Takiej interpretacji Batmana znacznie bliżej do psychopatów z "Miasta Grzechu", niż klasycznego modelu super-herosa. Niestety, Miller, podobnie jak w przypadku Spirita, przesadził z przerysowaniem, które balansuje na krawędzi już nie groteski, ale śmieszności. Postać Mrocznego Rycerza jest wyraźnie przeszarżowana, niedopracowana i pełna nieścisłości, rażących nawet przy założeniu pewnej umowności komiksowych realiów.
Niestety, podobnie rzecz ma się z scenariuszem – neurotyczna narracja irytuje swoją chaotycznością, lekturze ciągle towarzyszy niedoparte wrażenie, że akcja zmierza w nieokreślonym kierunku. Fabuła zdaje się zbitkiem mniej lub bardziej udanych scen, urywa się w najdziwniejszych momentach, nie dotyczy jej żadna logika przyczynowo-skutkowa. Dialogi zostały zastąpione bufonadą, a jakąkolwiek psychologiczną wiarygodność swoich bohaterów Miller ma głęboko w nosie. Ta wrzaskliwość fabuły pozostaje w brutalnym kontraście z formalnym mistrzostwem "Powrotu" i "Roku Pierwszego", ale daje wielkie pole do popisu Jimowi Lee. Historia zdaje się być podporządkowana wizualnemu efekciarstwu. Każdy z poszczególnym numerów składających się na album ma co najmniej jeden splash page i kilka kadrów, zajmujących przynajmniej połowę strony. W komiksie dominują dwa motywy – seksu i przemocy. W pierwszym zeszycie pięć stron poświęcono na garderobę reporterki Vicky Vale, która przygotowując się do randki z Bruce'm Wayne'm lata półnaga po pokoju w poszukiwaniu odpowiedniej sukienki. W trzecim barowa rozróba z dekoltem i kabaretkami Black Canary w rolach głównych zajmuje stron piętnaście, w tym pięć paneli całostronicowych i jeden podwójny splash page. To tylko dwa przykłady z brzegu, kiedy wydarzenia zupełnie dla fabuły nieistotne prezentuje się tylko po to, aby Lee mógł narysować niemożliwie długie nogi i wielkie cycki.

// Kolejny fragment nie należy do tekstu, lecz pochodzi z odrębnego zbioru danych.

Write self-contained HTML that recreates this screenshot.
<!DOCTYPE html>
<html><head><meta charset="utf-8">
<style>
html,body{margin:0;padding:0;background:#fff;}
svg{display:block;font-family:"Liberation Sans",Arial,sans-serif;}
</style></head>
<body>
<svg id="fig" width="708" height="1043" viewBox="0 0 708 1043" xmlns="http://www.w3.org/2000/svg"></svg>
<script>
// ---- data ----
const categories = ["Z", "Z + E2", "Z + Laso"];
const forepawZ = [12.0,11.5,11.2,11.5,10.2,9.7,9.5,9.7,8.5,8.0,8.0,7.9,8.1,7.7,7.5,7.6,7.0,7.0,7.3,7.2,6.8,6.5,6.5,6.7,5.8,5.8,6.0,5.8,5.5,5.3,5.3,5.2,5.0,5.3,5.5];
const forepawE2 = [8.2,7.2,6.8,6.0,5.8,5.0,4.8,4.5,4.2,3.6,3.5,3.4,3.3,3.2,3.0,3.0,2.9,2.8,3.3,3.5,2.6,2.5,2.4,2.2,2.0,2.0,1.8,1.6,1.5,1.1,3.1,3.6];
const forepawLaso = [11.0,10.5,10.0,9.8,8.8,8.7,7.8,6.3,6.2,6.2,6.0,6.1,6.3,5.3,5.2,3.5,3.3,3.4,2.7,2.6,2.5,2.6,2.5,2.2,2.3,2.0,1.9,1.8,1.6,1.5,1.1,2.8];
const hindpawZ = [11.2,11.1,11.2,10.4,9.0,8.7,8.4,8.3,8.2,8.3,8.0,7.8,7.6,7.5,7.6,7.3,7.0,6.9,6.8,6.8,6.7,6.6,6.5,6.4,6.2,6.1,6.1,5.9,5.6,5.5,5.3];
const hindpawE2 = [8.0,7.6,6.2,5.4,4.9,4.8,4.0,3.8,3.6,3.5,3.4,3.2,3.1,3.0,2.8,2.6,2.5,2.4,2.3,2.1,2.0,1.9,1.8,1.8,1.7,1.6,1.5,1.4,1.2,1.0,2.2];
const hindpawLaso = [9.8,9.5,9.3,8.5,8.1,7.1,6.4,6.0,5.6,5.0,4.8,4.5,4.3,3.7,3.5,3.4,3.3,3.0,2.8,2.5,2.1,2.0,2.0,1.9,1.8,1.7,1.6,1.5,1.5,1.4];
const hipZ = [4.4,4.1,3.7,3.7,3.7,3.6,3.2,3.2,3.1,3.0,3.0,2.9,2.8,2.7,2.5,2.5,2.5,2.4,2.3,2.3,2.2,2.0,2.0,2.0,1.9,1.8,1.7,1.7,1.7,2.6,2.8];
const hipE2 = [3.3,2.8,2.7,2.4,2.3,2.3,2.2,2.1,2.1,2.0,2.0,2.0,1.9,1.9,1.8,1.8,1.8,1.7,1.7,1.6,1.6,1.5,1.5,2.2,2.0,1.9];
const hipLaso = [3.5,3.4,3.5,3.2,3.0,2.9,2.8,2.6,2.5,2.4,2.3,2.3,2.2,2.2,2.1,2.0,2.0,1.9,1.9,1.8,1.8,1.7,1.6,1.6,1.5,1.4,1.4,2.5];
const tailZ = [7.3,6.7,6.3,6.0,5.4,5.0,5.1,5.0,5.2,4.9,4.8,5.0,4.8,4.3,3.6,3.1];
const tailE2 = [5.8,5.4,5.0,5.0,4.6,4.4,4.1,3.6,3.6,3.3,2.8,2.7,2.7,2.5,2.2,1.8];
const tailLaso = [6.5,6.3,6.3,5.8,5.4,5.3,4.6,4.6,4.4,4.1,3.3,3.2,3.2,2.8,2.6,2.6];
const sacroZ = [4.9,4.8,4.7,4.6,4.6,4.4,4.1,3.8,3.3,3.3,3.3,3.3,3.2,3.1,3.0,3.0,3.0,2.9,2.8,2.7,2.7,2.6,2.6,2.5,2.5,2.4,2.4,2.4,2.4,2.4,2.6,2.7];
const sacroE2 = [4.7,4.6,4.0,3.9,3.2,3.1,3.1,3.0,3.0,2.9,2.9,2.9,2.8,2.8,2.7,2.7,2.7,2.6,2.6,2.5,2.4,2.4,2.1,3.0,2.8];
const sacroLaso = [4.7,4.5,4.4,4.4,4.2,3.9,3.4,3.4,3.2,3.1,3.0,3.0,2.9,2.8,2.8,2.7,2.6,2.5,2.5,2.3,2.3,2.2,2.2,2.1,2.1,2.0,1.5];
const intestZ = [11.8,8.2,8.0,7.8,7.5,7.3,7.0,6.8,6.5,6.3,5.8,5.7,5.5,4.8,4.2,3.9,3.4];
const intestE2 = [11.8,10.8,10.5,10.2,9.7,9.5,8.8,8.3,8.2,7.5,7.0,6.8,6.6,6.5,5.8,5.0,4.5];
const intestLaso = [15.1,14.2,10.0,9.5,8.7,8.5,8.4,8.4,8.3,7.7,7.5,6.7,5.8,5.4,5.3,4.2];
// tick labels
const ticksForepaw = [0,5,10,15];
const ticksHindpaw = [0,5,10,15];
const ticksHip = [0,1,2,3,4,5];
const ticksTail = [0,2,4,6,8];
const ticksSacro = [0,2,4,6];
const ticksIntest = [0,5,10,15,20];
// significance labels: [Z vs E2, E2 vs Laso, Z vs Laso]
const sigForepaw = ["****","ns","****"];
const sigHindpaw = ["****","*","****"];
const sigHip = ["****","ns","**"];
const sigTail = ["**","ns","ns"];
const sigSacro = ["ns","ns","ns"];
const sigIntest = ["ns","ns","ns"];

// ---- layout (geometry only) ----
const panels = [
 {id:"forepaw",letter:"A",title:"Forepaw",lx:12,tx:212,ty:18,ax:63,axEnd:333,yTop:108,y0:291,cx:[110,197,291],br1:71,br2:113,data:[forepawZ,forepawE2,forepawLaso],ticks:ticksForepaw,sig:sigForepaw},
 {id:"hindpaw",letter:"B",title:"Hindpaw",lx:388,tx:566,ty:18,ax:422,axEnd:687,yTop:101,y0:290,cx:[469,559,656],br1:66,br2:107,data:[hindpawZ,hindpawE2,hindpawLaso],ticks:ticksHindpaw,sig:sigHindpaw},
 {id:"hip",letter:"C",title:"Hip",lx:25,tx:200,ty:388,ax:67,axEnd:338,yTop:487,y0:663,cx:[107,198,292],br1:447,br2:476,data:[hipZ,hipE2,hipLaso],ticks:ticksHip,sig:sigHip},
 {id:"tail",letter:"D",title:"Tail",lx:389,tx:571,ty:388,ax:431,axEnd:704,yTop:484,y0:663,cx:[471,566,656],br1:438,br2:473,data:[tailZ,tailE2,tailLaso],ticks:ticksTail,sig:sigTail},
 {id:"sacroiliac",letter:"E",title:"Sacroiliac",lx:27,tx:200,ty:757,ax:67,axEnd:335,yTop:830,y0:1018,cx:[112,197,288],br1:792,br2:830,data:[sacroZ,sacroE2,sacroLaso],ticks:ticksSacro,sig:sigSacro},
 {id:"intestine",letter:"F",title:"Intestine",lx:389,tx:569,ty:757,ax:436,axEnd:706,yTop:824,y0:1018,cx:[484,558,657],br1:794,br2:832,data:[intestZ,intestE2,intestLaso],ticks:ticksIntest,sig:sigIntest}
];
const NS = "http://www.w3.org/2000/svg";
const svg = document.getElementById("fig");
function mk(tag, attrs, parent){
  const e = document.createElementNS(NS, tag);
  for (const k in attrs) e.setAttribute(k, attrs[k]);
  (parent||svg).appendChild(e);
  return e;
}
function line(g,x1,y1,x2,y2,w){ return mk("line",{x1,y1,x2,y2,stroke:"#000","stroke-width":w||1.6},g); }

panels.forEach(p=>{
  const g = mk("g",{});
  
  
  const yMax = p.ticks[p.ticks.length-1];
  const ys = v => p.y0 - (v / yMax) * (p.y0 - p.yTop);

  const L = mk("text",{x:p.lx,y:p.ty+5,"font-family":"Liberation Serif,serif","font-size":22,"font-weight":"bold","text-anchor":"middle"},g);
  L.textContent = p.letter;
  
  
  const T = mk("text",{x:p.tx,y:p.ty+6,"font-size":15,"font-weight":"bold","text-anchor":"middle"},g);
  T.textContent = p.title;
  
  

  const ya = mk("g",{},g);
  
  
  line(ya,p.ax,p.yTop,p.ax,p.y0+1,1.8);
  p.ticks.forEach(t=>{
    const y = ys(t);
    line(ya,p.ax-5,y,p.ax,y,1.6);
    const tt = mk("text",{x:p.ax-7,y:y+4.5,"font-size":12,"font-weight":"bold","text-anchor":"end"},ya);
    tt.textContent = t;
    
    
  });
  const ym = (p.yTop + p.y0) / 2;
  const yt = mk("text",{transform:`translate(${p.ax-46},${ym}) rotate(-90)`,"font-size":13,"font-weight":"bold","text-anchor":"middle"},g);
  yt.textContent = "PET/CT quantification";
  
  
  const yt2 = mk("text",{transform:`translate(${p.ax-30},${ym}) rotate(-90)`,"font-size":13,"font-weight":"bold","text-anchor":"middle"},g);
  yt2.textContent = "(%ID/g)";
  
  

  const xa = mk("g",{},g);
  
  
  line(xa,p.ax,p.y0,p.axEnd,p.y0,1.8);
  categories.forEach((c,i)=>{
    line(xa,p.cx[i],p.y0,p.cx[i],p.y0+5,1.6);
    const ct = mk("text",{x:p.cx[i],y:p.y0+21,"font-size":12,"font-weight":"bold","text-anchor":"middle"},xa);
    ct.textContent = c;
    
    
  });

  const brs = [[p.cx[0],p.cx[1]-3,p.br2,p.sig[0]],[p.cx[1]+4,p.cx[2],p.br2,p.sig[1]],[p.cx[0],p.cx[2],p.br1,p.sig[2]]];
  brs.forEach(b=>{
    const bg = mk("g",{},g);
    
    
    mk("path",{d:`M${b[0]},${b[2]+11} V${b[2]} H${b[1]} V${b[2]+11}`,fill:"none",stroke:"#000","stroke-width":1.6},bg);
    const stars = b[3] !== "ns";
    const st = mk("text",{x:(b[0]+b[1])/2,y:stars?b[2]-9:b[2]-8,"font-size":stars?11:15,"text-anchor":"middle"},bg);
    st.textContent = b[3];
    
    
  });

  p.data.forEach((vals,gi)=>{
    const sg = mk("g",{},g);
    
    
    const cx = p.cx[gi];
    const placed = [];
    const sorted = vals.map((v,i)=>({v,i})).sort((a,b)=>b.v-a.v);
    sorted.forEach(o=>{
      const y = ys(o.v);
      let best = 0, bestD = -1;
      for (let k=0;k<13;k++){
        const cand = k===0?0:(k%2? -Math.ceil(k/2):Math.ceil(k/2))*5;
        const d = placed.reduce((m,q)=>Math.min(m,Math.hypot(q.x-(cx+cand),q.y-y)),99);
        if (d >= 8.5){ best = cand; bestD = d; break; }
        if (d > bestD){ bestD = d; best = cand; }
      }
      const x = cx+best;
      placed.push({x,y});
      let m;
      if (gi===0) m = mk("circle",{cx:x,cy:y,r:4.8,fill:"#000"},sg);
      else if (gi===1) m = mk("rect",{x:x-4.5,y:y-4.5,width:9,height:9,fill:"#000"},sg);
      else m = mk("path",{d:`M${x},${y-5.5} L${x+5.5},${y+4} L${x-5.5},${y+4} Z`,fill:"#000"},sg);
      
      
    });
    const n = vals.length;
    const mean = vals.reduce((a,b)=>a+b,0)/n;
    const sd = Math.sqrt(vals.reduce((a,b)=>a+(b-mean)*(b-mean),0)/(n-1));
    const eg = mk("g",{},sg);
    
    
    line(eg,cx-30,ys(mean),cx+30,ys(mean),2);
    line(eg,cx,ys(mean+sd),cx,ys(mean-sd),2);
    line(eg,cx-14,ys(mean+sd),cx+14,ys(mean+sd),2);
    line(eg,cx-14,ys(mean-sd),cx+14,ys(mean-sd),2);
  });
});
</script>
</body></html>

To, co Millerowi udało się w "Sin City", czyli stworzenie maksymalnie przerysowanego i ikonicznego uniwersum, kompletnie nie wypaliło w przypadku Mrocznego Rycerza. Gotham pełne ponętnych suczy, przekupnych gliniarzy, strzeżone przez wariata w kostiumie nietoperza może i by mnie jakoś przekonała, gdyby komiks nie emanował tandetnym erotyzmem i bezrozumną brutalnością. Niestety, nie mogę zaliczyć "All Star Batmana i Robina, Cudownego Chłopca" (tytuł równie śmieszni brzmi po polsku, co po angielsku) do pozycji udanych.
4 komentarze:
Napisałbym coś głupiego o tożsamości płciowej tytułowych bohaterów tego komiksu, ale ten motyw jest już tak ograny, że nic podobnego nie przejdzie mi przez klawiaturę.
Komiks, jak komiks. Nie czytam nic z DC (Vertigo to osobna działka...), żeby jeszcze bardziej nie mieszać sobie continiuity z Marvela. Ultimatum lepsze (z czasów sprzed Loeba, ma się rozumieć...).

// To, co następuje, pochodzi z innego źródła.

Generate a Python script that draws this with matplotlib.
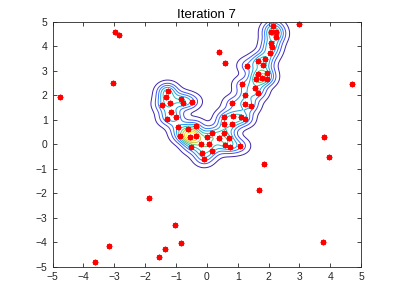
import numpy as np
import matplotlib
matplotlib.use("Agg")
import matplotlib.pyplot as plt
from matplotlib.colors import LinearSegmentedColormap

plt.rcParams['font.family'] = ['Liberation Sans', 'DejaVu Sans']

# samples (red asterisks); weight 0 = far sample that adds nothing to the density
sample_x = [-4.76, -2.98, -2.83, -3.05, -1.86, -1.04, -0.82, -1.34, -1.56, -3.18, -3.62,
            3.00, 4.69, 3.79, 3.96, 1.86, 1.69, 3.77, 0.38, 0.59,
            2.16, 2.25, 2.07, 2.25, 2.07, 2.10, 2.05, 1.67, 1.87, 1.31, 1.83, 1.94,
            1.67, 1.78, 1.94, 1.59, 1.15, 1.56, 1.67, 1.25, 0.83, 1.25, 1.42,
            0.57, 0.86, 1.10, 1.24, 0.83, 0.57, 0.57, 0.40, 0.72, 0.16, 0.59,
            1.08, 0.75, 0.17, 0.02, -0.16, -0.08, -0.51, -0.19, 0.07, -0.87,
            -0.92, -0.60, -0.35, -0.36, -0.54,
            -1.27, -1.33, -1.19, -1.44, -0.83, -0.76, -0.49, -1.17, -1.30, -1.01]
sample_y = [1.93, 4.58, 4.46, 2.50, -2.18, -3.30, -4.02, -4.28, -4.60, -4.14, -4.81,
            4.90, 2.47, 0.32, -0.52, -0.78, -1.84, -3.97, 3.78, 3.34,
            4.84, 4.60, 4.58, 4.40, 4.13, 3.97, 3.72, 3.42, 3.49, 3.22, 3.24, 2.91,
            2.87, 2.70, 2.66, 2.66, 2.45, 2.30, 2.09, 2.02, 1.68, 1.65, 1.58,
            1.13, 1.16, 1.13, 1.03, 0.82, 0.82, 0.48, 0.25, 0.25, 0.48, -0.02,
            -0.06, -0.09, -0.26, 0.29, -0.33, -0.60, -0.09, 0.02, 0.02, 0.36,
            0.70, 0.62, 0.36, 0.76, 0.32,
            2.20, 1.95, 1.71, 1.61, 1.86, 1.71, 1.75, 1.34, 1.05, 1.11]
sample_w = [0] * 20 + [1] * 48 + [3.2] + [2.0] + [1] * 9

parula = LinearSegmentedColormap.from_list('parula', [
    (0.2422, 0.1504, 0.6603), (0.2810, 0.3228, 0.9579), (0.1786, 0.5289, 0.9682),
    (0.0689, 0.6948, 0.8394), (0.2161, 0.7843, 0.5923), (0.6720, 0.7793, 0.2227),
    (0.9970, 0.7659, 0.2199), (0.9769, 0.9839, 0.0805)])

sx = np.array(sample_x)
sy = np.array(sample_y)
sw = np.array(sample_w, dtype=float)

gx, gy = np.meshgrid(np.linspace(-5, 5, 301), np.linspace(-5, 5, 301))
h = 0.22
dens = np.zeros_like(gx)
for x0, y0, w0 in zip(sx, sy, sw):
    if w0 > 0:
        dens += w0 * np.exp(-((gx - x0) ** 2 + (gy - y0) ** 2) / (2 * h * h))

fig = plt.figure(figsize=(3.99, 3.0), dpi=100)
ax = fig.add_axes([0.1316, 0.11, 0.7734, 0.8167])
levels = np.linspace(dens.max() * 0.06, dens.max() * 0.9, 9)
ax.contour(gx, gy, dens, levels=levels, cmap=parula, linewidths=0.7)
ax.plot(sx, sy, linestyle='none', marker=(8, 2, 0), color='red', markersize=4,
        markeredgewidth=1.0, clip_on=False)

ax.set_xlim(-5, 5)
ax.set_ylim(-5, 5)
ax.set_xticks(range(-5, 6))
ax.set_yticks(range(-5, 6))
ax.tick_params(direction='in', top=True, right=True, labelsize=7.5, colors='#262626',
               length=3, width=0.6)
for s in ax.spines.values():
    s.set_color('#262626')
    s.set_linewidth(0.6)
ax.set_title('Iteration 7', fontsize=9.5, color='black', pad=3)

fig.savefig('out.png', dpi=100)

Szkoda, że sprzedaje się nazwisko, a nie komiks. Smutne to.
Mi czytanie go sprawiło przyjemność. Po prostu. Chociaż faktycznie, komiks nie jest czymś specjalnie wyjątkowym...
Zaskoczyło i zawiodło mnie tylko zakończenie komiksu...czyli w zasadzie bardzo ważna rzecz...
Prawdziwe zakończenie dopiero w ewentualnym drugim tomie. Ale kiedy to będzie nie wiadomo.
do bani z takim komiksem. Wahałem się chwilę w CK nad zakupem, ale potem pomyślałem: hej, to przecież Batman, nie może być aż tak źle! Ale niestety jest... To ja już wolę krytykowanego dosyć R.I.P.a. Ten tytuł pokazuje dwie rzeczy, raz- Miller wali wszystko na jedno, przerysowane kopyto, ale słusznie formułuje ta recenzja wniosek o tym, że konwencja tym razem wymknęła mu się spod kontroli; dwa- rysunek Jima Lee nie pasuje do wszystkich bohaterów. Wizerunkiem Batmana można się bawić, ale ten podstawowy, mrocznego i brutalnego acz szlachetnego mściciela jest na tyle silny, że raczej trzeba adaptować się do takiego wizerunku, tudzież twórczo się z nim rozliczać (dekonstruując), niż adaptować ten wizerunek do swojego stylu lub manii przerysowywania, bo to daje rezultat taki, że pokazuje artystów o uznanym nazwisku jako ograniczonych i nieudolnych rzemieślników. Ten komiks to strata pieniędzy i czasu. Rozczarowanie na równi z Dick4dick świetnego polskiego rysownika.Szkoda, bo jest tyle wspaniałych komiksów z Batmanem, których istnienie zdają się wydawcy ignorować, stawiając na nazwiska samograje. Jeszcze kilka tych słabszych tytułów z tymi wielkimi nazwiskami i ludzie zmądrzeją i przestaną ten syf kupować. Ja już zmądrzałem.